Menurut dia, bentuk perhatian dari Pemkab Magetan sempat diwujudkan dengan pemesanan seragam bagi pegawai negeri sipil (PNS) dari beberapa instansi pemerintah.
"Meski pesanannya tidak banyak, namun cukup membuat kami bertahan, waktu itu," katanya.
Hingga akhirnya, pada tahun 2006 lalu, Pemkab Magetan menginstruksikan semua pegawai negeri sipil (PNS) di lingkungannya memakai baju batik khas Magetan, Pring Sedapur.
Namun, ironisnya, instruksi tersebut tidak diikuti dengan order sebanyak 15.000 helai kain dari Pemkab Magetan ke Kelompok Perajin Batik Magetan di Desa Sidomukti.
Malahan, Pemkab Magetan telah memesan seragam batik bagi seluruh karyawannya dengan motif khas Magetan tersebut ke Solo, Jawa Tengah.
"Alasannya, kami dinilai tidak mampu memenuhi order sebanyak itu dengan teknik batik kami yang masih batik tulis. Apapun alasannya, paling tidak, kami merasa tidak diprioritaskan. Apalagi motif seragam yang dipesan ke Solo tersebut merupakan motif asli daerah yang kami ciptakan sendiri," katanya.
Meski demikian, pihaknya tidak dapat berbuat banyak. Untuk bisa bertahan, ia dengan anggota lainnya tetap berproduksi meski dengan skala kecil.
"Produksi besar-besaran baru dilakukan jika ada pesanan. Itupun sudah sangat jarang. Bahkan untuk memasarkannya, kami terpaksa harus memakai sistem dari rumah ke rumah. Tujuan kami hanya satu, agar aset daerah Magetan ini tidak punah," katanya menerangkan.
Deby menambahkan, seiring dengan berjalannya waktu, jumlah anggotanya tidak bertambah banyak, sebaliknya malah terus berkurang. Jika dulu, awal kelompok perajin batik yang terdiri dari dua kelompok ini didirikan pada tahun 2000 beranggotakan 60 orang, kini hanya tinggal 50 orang untuk masing-masing kelompok.
"Banyak yang beralih menjadi petani. Karena jika hanya mengandalkan sebagai seorang perajin, tidak mencukupi dari segi ekonomi," katanya menegaskan.
Kepala Dinas Perindustrian dan Perdagangan Kabupaten Magetan, Suko Winadi, menyatakan penolakannya, jika Pemkab Magetan tidak ada perhatian terhadap kelompok perajin batik khas Magetan ini.

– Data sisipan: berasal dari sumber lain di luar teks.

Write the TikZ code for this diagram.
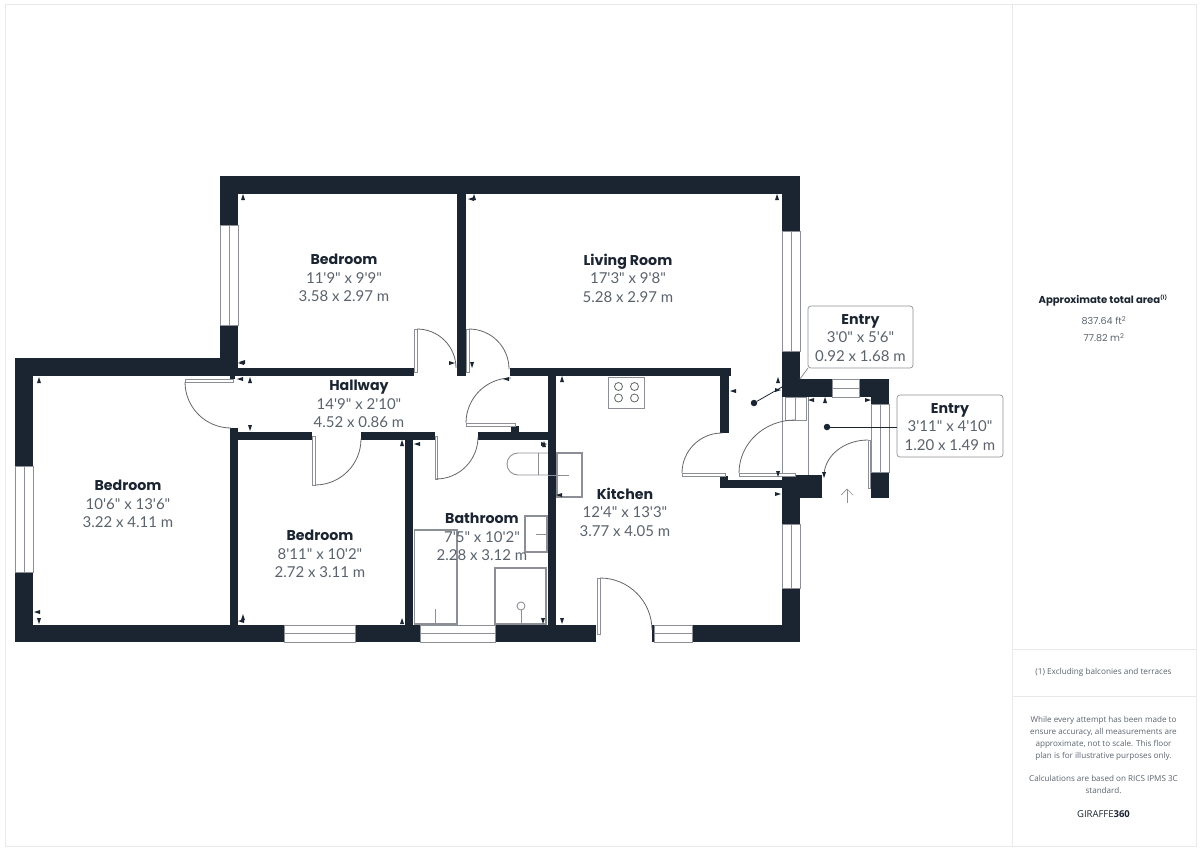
\documentclass[tikz,border=0pt]{standalone}
\usepackage{fontspec}
\newfontfamily\dimfont{Lato}
\newfontfamily\headfont{Poppins}
\newfontfamily\noticefont{Open Sans}
\definecolor{wallc}{HTML}{1B2431}
\definecolor{doorc}{HTML}{8C9096}
\definecolor{dimc}{HTML}{5A626C}
\definecolor{framec}{HTML}{E8E9EA}
\tikzset{
 wall/.style={fill=wallc,draw=none},
 winbox/.style={draw=doorc,fill=white,line width=0.9pt},
 leaf/.style={draw=doorc,fill=white,line width=0.9pt},
 swing/.style={draw=doorc!70!black,line width=0.8pt},
 fixture/.style={draw=doorc,line width=1.3pt,fill=white},
 thin/.style={draw=doorc,line width=0.9pt},
 roomlabel/.style={align=center,text=dimc,font=\dimfont\fontsize{15}{18.5}\selectfont},
 callout/.style={draw=doorc,fill=white,rounded corners=3pt,line width=0.7pt},
 leader/.style={draw=wallc,line width=0.8pt},
 dotm/.style={circle,fill=wallc,inner sep=0pt,minimum size=6.5pt},
 frame/.style={draw=framec,line width=1pt},
 tick/.style={fill=wallc,draw=none}
}
\newcommand{\rmlab}[4]{\node[roomlabel] (#1) at (#2) {{\headfont\fontsize{14.2}{18.5}\selectfont\color{wallc}\bfseries #3}\\#4};}
\newcommand{\up}[2]{\fill[tick] (#1-2,#2+3) -- (#1+2,#2+3) -- (#1,#2-3) -- cycle;}
\newcommand{\dn}[2]{\fill[tick] (#1-2,#2-3) -- (#1+2,#2-3) -- (#1,#2+3) -- cycle;}
\newcommand{\lf}[2]{\fill[tick] (#1+3,#2-2) -- (#1+3,#2+2) -- (#1-3,#2) -- cycle;}
\newcommand{\rt}[2]{\fill[tick] (#1-3,#2-2) -- (#1-3,#2+2) -- (#1+3,#2) -- cycle;}
\begin{document}
\begin{tikzpicture}[x=1pt,y=-1pt]
\useasboundingbox (0,0) rectangle (1200,849);
% sheet frame
\draw[frame] (5,4) rectangle (1196,846);
\draw[frame] (1012,4) -- (1012,846);
\draw[frame] (1012,649) -- (1196,649);
\draw[frame] (1012,696) -- (1196,696);
% walls
\fill[wall] (220,176) rectangle (800,194);
\fill[wall] (220,176) rectangle (238,225);
\fill[wall] (220,325) rectangle (238,376);
\fill[wall] (15,358) rectangle (238,376);
\fill[wall] (15,358) rectangle (33,466);
\fill[wall] (15,572) rectangle (33,642);
\fill[wall] (15,625) rectangle (284,642);
\fill[wall] (355,625) rectangle (420,642);
\fill[wall] (495,625) rectangle (596,642);
\fill[wall] (652,625) rectangle (654,642);
\fill[wall] (692,625) rectangle (800,642);
\fill[wall] (782,588) rectangle (800,642);
\fill[wall] (782,176) rectangle (800,231);
\fill[wall] (782,351) rectangle (800,397);
\fill[wall] (782,379) rectangle (832,397);
\fill[wall] (859,379) rectangle (889,397);
\fill[wall] (871,379) rectangle (889,404);
\fill[wall] (871,472) rectangle (889,498);
\fill[wall] (782,475) rectangle (822,498);
\fill[wall] (782,475) rectangle (800,524);
\fill[wall] (720,480) rectangle (782,488);
\fill[wall] (720,476) rectangle (728,488);
\fill[wall] (720,368) rectangle (729,433);
\fill[wall] (510,368) rectangle (731,376);
\fill[wall] (548,368) rectangle (556,625);
\fill[wall] (457,176) rectangle (466,376);
\fill[wall] (238,368) rectangle (414,376);
\fill[wall] (230,376) rectangle (235,379);
\fill[wall] (230,428) rectangle (238,625);
\fill[wall] (230,432) rectangle (312,440);
\fill[wall] (361,432) rectangle (435,440);
\fill[wall] (405,432) rectangle (413,625);
\fill[wall] (478,432) rectangle (548,440);
\fill[wall] (511,426) rectangle (519,432);
% windows
\foreach \xa/\ya/\xb/\yb in {220/225/238/325,15/466/33/572,782/231/800/351,871/404/889/472,782/524/800/588}{
  \draw[winbox] (\xa,\ya) rectangle (\xb,\yb);
  \draw[thin] ({(\xa+\xb)/2},\ya) -- ({(\xa+\xb)/2},\yb);
}
\foreach \xa/\xb/\ya/\yb in {284/355/625/642,420/495/625/642,654/692/625/642,832/859/379/397}{
  \draw[winbox] (\xa,\ya) rectangle (\xb,\yb);
  \draw[thin] (\xa,{(\ya+\yb)/2}) -- (\xb,{(\ya+\yb)/2});
}
% entry partition lines
\draw[thin] (782,397) -- (782,475);
\draw[thin] (808,397) -- (808,475);
\draw[thin] (785,397) rectangle (806,420);
\draw[thin] (795,397) -- (795,420);
% doors (y axis points down, so screen angles are negated)
\draw[leaf] (414,329) rectangle (417,372);
\draw[swing] (417,329) arc[start angle=-90,end angle=0,radius=39];
\draw[leaf] (466,329) rectangle (469,372);
\draw[swing] (469,329) arc[start angle=-90,end angle=0,radius=40];
\draw[leaf] (466,423) rectangle (515,426);
\draw[swing] (466,423) arc[start angle=180,end angle=270,radius=45];
\draw[leaf] (435,436) rectangle (437,479);
\draw[swing] (436,479) arc[start angle=90,end angle=0,radius=42];
\draw[leaf] (185,379) rectangle (233,382);
\draw[swing] (185,382) arc[start angle=180,end angle=90,radius=46];
\draw[leaf] (312,436) rectangle (315,485);
\draw[swing] (315,485) arc[start angle=90,end angle=0,radius=46];
\draw[leaf] (597,578) rectangle (600,634);
\draw[swing] (600,578) arc[start angle=-90,end angle=0,radius=52];
\draw[leaf] (682,473) rectangle (725,476);
\draw[swing] (682,473) arc[start angle=180,end angle=270,radius=40];
\draw[leaf] (739,473) rectangle (795,476);
\draw[swing] (739,473) arc[start angle=180,end angle=270,x radius=56,y radius=53];
\draw[leaf] (868,440) rectangle (870,488);
\draw[swing] (868,440) arc[start angle=270,end angle=180,x radius=44,y radius=36];
% fixtures: bath, shower, basins, toilet, hob
\draw[fixture] (414.5,530) rectangle (457,624);
\draw[thin] (435,609) -- (435,624);
\draw[fixture] (495,568) rectangle (546,624);
\draw[thin] (521,606) circle (4);
\draw[thin] (521,610) -- (521,624);
\draw[fixture] (525,516) rectangle (547,552);
\draw[thin] (536,534) -- (547,534);
\draw[fixture] (557,453) rectangle (582,497);
\draw[thin] (548,475) -- (569,475);
\draw[thin] (548,453) -- (518,453) arc[start angle=-90,end angle=-270,radius=11] -- (548,475);
\draw[thin] (538,453) -- (538,475);
\draw[fixture,line width=1pt] (608,377) rectangle (644,408);
\foreach \cx in {618.5,634.5}{\foreach \cy in {386.5,398}{\draw[doorc!70!black,line width=0.8pt] (\cx,\cy) circle (4);}}
% dimension ticks
\up{243}{197}\lf{241}{363}\up{777}{197}\lf{471}{199}\up{474}{197}
\up{39}{380}\lf{37}{612}\dn{39}{621}
\lf{240}{379}\up{250}{380}\dn{250}{428}\up{402}{443}\lf{242}{362}
\rt{452}{363}\dn{472}{365}\lf{506}{379}\up{562}{379}
\lf{733}{391}\rt{778}{390}\up{778}{380}
\lf{811}{400}\up{825}{400}\rt{868}{400}
\dn{778}{474}\rt{778}{494}\dn{824}{475}
\lf{417}{444}\rt{544}{444}\up{544}{444}\lf{559}{495}
\up{402}{621}\dn{543}{621}\dn{562}{621}\lf{241}{621}\up{243}{617}
% entry arrow
\coordinate (arrowtop) at (847,489);
\coordinate (arrowfoot) at (847,503);
\draw[thin,line width=0.7pt] (arrowfoot) -- (arrowtop);
\draw[thin,line width=0.7pt] (841,495) -- (arrowtop) -- (853,495);
% room labels
\rmlab{bed1}{344,278}{Bedroom}{11'9" x 9'9"\\3.58 x 2.97 m}
\rmlab{living}{628,278}{Living Room}{17'3" x 9'8"\\5.28 x 2.97 m}
\rmlab{hall}{359,404}{Hallway}{14'9" x 2'10"\\4.52 x 0.86 m}
\rmlab{bed2}{128,504}{Bedroom}{10'6" x 13'6"\\3.22 x 4.11 m}
\rmlab{bed3}{320,554}{Bedroom}{8'11" x 10'2"\\2.72 x 3.11 m}
\rmlab{bath}{482,537}{Bathroom}{7'5" x 10'2"\\2.28 x 3.12 m}
\rmlab{kitchen}{625,512}{Kitchen}{12'4" x 13'3"\\3.77 x 4.05 m}
% entry callouts
\draw[callout] (808,306) rectangle (913,368);
\rmlab{entrya}{860.5,338}{Entry}{3'0" x 5'6"\\0.92 x 1.68 m}
\node[dotm] (dota) at (754,403) {};
\coordinate (dotaend) at (782,387);
\draw[leader] (dota) -- (dotaend);
\draw[callout] (897,395) rectangle (1003,457);
\rmlab{entryb}{950,427}{Entry}{3'11" x 4'10"\\1.20 x 1.49 m}
\node[dotm] (dotb) at (827,427) {};
\draw[leader] (dotb) -- (897,427);
\draw[leader,draw=doorc] (800,379) -- (808,368);
% side panel
\node[font=\headfont\fontsize{10.1}{13}\selectfont\bfseries,text=wallc] (areat) at (1103,300.5) {Approximate total area\textsuperscript{\fontsize{5}{5}\selectfont(1)}};
\node[font=\headfont\fontsize{9.6}{12}\selectfont,text=dimc] (areaf) at (1104,320.5) {837.64 ft\textsuperscript{2}};
\node[font=\headfont\fontsize{9.6}{12}\selectfont,text=dimc] (aream) at (1104,337.5) {77.82 m\textsuperscript{2}};
\node[font=\noticefont\fontsize{8.2}{11}\selectfont,text=dimc] (excl) at (1103.5,672) {(1) Excluding balconies and terraces};
\node[font=\noticefont\fontsize{8.1}{12}\selectfont,text=dimc,align=center] (notice) at (1103.5,755) {While every attempt has been made to\\ensure accuracy, all measurements are\\approximate, not to scale. This floor\\plan is for illustrative purposes only.\\[11.7pt]Calculations are based on RICS IPMS 3C\\standard.};
\node[font=\noticefont\fontsize{9.5}{12}\selectfont,text=wallc] (logo) at (1103.5,814) {GIRAFFE\textbf{360}};
\end{tikzpicture}
\end{document}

"Perhatian telah kami wujudkan dengan serangkaian bantuan yang diberikan kelompok perajin. Mulai dari bantuan modal pada tahun 2002 dan 2004 lalu dan alat lainnya. Meski belum dapat diberikan setiap tahunnya, namun pemkab setempat telah ada aksi," katanya.
Menurut Suko, bantuan terbaru yang diberikan pemkab kepada anggota kelompok perajin adalah pemberian satu paket alat produksi batik cap senilai Rp110 juta.
"Alat tersebut terdiri dari mesin ’padder’ (pewarna kain), ’blower’ (pengering), bak penampungan, alat cap, loyang, dan pengolahan limbah," katanya menerangkan.
Dengan diberikannya bantuan tersebut, diharapkan agar batik khas Magetan mampu bersaing di tingkat pasar lokal.
"Bantuan tersebut untuk meningkatkan kemampuan produksi kecil menjadi menengah. Sehingga order bisa bertambah dan tidak fokus pada batik tulis saja," katanya.